(A block of data)
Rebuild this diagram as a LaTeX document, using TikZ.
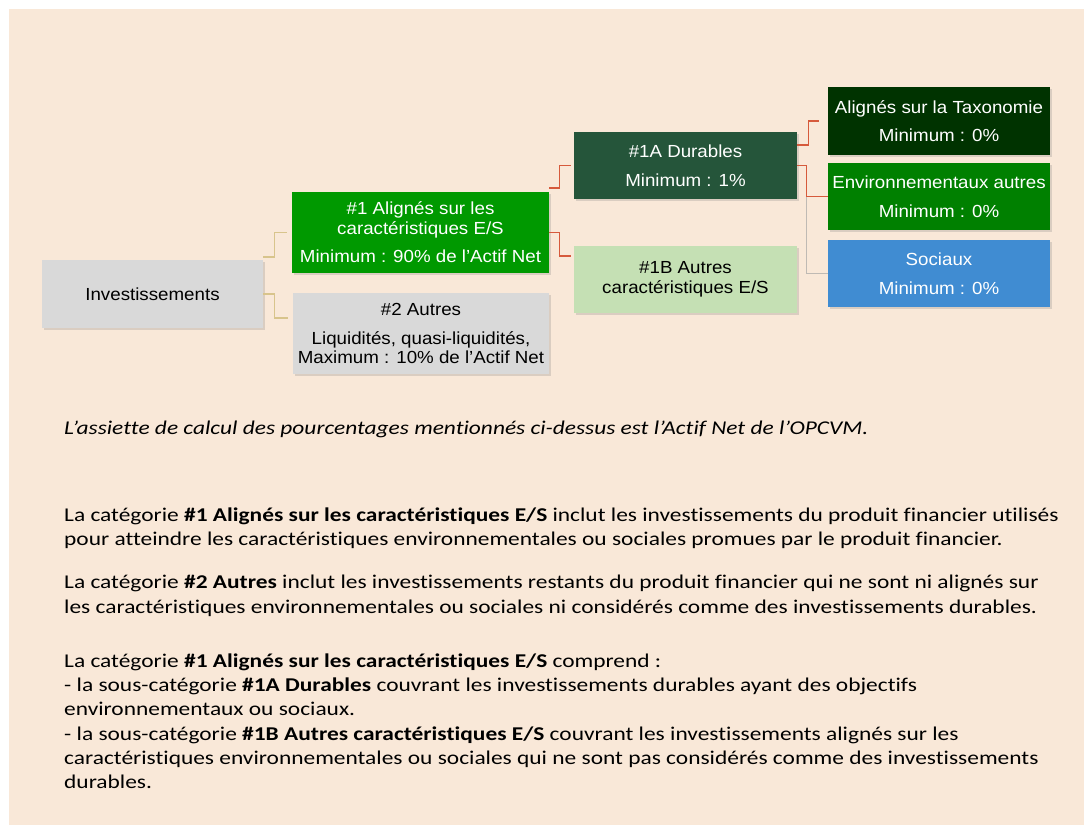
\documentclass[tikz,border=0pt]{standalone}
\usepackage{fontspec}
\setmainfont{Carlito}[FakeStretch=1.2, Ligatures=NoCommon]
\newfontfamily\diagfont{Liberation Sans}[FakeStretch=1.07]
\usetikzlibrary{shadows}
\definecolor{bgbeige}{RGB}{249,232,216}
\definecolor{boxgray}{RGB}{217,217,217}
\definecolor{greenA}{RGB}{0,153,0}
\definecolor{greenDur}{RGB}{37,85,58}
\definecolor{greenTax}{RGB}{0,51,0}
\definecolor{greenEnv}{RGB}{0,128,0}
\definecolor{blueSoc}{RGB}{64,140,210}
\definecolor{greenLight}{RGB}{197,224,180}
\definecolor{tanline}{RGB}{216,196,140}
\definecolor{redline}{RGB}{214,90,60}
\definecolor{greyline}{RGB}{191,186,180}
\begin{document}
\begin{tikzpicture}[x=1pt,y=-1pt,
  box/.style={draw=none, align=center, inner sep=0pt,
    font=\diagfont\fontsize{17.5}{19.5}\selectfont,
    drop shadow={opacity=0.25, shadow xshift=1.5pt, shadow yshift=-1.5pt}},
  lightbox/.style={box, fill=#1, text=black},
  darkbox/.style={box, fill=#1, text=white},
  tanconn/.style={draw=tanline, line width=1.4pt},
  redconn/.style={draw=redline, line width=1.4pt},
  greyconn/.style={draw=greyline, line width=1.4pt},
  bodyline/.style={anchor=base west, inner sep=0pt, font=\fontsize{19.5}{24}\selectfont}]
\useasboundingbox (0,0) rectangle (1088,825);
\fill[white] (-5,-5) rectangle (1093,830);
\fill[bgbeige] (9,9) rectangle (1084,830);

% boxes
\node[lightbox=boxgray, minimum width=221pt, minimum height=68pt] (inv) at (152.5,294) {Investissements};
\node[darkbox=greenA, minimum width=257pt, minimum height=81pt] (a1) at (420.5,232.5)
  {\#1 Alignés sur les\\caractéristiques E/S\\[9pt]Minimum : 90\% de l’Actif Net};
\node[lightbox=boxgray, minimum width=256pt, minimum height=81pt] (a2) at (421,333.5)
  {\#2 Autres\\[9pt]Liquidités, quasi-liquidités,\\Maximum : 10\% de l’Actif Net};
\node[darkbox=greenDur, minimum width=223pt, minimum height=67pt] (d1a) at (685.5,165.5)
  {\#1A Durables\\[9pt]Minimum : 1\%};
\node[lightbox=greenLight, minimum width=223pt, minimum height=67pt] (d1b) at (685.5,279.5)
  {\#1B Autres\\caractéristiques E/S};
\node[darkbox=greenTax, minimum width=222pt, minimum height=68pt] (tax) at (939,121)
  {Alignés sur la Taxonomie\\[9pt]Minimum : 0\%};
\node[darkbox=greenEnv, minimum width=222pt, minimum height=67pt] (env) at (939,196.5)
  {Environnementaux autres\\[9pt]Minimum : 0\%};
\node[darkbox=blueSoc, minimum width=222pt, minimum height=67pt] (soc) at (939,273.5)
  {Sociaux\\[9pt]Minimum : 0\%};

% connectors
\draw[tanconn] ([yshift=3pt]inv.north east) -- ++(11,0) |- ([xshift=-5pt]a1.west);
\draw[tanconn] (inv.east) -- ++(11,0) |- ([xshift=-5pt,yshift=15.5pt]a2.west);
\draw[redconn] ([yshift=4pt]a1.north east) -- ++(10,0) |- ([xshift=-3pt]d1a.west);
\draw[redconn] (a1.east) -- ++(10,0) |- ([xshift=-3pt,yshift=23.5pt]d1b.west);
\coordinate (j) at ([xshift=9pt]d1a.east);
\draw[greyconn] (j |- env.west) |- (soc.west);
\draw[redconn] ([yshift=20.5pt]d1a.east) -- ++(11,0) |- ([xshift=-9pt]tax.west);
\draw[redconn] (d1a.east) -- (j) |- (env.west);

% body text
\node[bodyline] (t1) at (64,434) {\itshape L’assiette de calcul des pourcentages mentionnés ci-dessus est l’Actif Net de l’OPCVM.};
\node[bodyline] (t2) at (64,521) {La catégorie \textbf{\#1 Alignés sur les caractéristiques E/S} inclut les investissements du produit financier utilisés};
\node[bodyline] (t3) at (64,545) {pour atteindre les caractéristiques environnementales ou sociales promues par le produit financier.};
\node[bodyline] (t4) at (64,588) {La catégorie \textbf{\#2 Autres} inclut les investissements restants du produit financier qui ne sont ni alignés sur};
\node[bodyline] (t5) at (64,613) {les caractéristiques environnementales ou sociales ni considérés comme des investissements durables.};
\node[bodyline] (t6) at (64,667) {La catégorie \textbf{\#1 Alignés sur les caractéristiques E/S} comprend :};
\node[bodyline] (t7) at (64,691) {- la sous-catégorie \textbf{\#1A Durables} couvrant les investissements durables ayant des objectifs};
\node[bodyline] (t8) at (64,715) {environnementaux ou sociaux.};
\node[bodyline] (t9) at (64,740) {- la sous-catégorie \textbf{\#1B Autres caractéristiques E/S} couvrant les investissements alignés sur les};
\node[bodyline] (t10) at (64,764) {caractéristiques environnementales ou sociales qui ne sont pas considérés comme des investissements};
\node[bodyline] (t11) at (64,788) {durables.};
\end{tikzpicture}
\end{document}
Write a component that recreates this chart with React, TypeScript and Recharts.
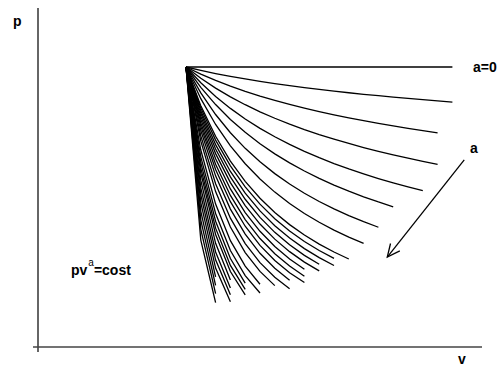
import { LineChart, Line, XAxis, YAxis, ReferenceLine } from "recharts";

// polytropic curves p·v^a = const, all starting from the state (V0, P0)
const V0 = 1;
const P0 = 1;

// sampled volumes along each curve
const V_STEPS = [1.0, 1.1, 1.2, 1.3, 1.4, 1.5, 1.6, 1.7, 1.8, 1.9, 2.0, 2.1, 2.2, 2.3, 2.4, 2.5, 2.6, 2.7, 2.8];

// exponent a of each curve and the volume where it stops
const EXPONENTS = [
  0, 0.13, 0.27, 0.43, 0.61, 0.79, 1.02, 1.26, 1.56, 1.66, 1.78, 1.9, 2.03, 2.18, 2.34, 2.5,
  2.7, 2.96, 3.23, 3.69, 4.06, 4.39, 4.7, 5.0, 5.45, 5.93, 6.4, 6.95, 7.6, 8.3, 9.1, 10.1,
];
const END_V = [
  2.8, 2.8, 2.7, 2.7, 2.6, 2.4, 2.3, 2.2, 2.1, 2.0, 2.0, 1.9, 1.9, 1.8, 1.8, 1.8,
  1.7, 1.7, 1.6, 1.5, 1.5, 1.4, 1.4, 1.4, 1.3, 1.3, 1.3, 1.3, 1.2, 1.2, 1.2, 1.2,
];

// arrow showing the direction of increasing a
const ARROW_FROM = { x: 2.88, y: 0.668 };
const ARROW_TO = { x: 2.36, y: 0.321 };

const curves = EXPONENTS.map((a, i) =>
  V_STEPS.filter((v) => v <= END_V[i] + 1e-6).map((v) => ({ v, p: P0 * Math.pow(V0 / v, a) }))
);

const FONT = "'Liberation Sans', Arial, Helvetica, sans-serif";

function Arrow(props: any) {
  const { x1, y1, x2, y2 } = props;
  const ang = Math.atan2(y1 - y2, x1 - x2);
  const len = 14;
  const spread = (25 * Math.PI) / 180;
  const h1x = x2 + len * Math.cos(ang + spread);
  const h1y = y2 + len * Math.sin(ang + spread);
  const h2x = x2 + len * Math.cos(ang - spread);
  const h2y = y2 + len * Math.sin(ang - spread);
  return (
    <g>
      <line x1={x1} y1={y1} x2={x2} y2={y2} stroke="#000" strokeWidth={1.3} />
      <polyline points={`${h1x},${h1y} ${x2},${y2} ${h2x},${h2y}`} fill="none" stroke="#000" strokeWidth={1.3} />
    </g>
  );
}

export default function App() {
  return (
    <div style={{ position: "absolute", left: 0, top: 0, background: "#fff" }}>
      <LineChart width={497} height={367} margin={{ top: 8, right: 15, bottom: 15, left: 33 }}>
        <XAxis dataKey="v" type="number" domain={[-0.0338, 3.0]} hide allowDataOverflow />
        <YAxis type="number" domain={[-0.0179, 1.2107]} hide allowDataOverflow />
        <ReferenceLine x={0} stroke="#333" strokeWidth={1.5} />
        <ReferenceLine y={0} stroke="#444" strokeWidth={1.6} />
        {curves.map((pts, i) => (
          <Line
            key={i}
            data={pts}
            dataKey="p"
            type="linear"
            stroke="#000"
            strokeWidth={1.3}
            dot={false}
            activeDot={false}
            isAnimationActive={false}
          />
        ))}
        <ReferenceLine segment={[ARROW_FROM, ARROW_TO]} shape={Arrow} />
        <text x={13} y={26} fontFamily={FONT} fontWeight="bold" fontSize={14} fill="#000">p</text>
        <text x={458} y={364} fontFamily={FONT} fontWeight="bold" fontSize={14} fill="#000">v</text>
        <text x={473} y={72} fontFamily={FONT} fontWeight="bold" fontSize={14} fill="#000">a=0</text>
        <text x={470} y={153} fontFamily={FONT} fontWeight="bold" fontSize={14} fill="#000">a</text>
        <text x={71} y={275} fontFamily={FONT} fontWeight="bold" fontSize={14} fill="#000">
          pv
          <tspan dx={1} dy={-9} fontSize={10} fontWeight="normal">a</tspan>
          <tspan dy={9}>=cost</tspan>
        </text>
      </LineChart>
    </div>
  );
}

_Given request:_ Copy each line above containing the string "this".

_Task solution:_
Rebuild this diagram as a LaTeX document, using TikZ.
Write a component that recreates this chart with React, TypeScript and Recharts.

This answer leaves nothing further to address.